For every outta pocket incident at a rave, raves have forged head way into the 21st century.  Surprise!  30 plus acts.  Menstrual products.  Nacan.  Safer spaces?  Upon entering the venue, each attendee must adhere to a one minute address on the latter at Initialize conceptualized by Hast du Feuer.  Founders Olivia Osborne, Kabir Khanna, and Madeleine Johnson have created not only safer spaces-shout out to the security staff guarding each room, the halls and everywhere in between-but inclusive spaces to showcase their love for electronic beats across the District of Columbia. Hast du Feuer translated, do you have fire?-ethos is two-fold; to expose local talent adjacent worldwide superstars spanning genres and generations and to bring attention to global events through philanthropy.  Free Palestine.

Even wellness for ravers @happy.tuesdays agree, people should stop facing the deejay booth. Like zombies.

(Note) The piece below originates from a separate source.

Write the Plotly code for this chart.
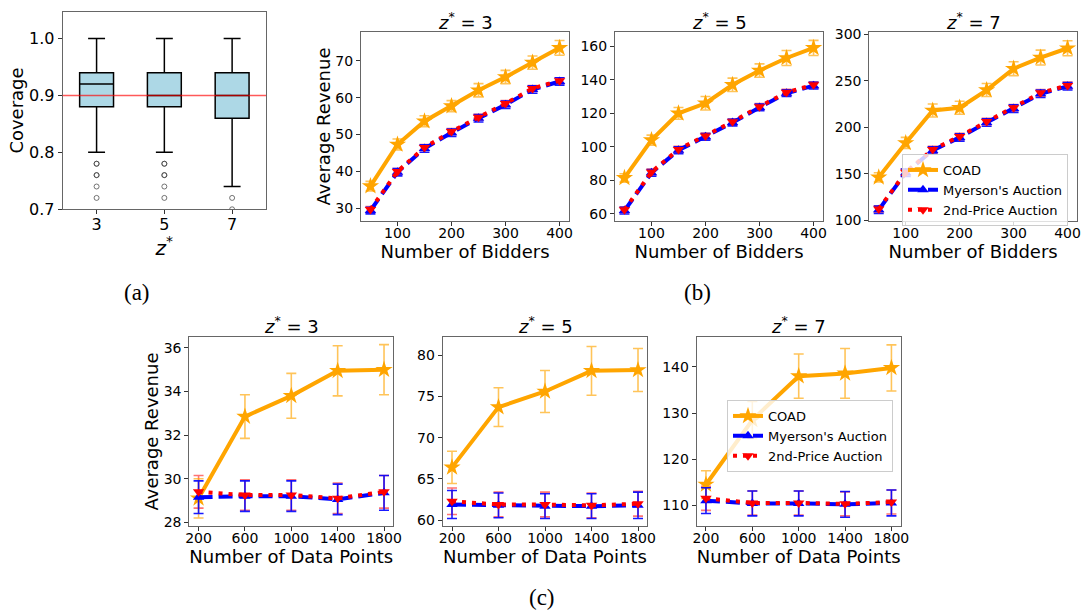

Their eyes fixated ahead.  Upward.  At the Techno Prophet segueing into The Bucketheads’ “The Bomb,” that brings the loudest response in two hours, B. Slade’s “Get Over U” (Director’s Cut Remix) and Patrice Rushen’s “Haven’t You Heard” (Joey Negro Extended Disco Mix). The excitement should incite all bodies to dance!  Another Floorplan best is taking the classics and adding a touch of modernity with sensibility cool.  Robert and Lyric are sounding better than ever.  Their impact cemented in electronic music history shows no signs of stopping. 

0130

As the next music selector steps up to bat, it’s restroom time.  There you stand in front of door number three.  After a minute, the door swings open and you are pointed to wait in a long ass line.  Where ten souls stare into glowing screens.  Ah, hell naw.  Off to the next party you go…..The Ritual.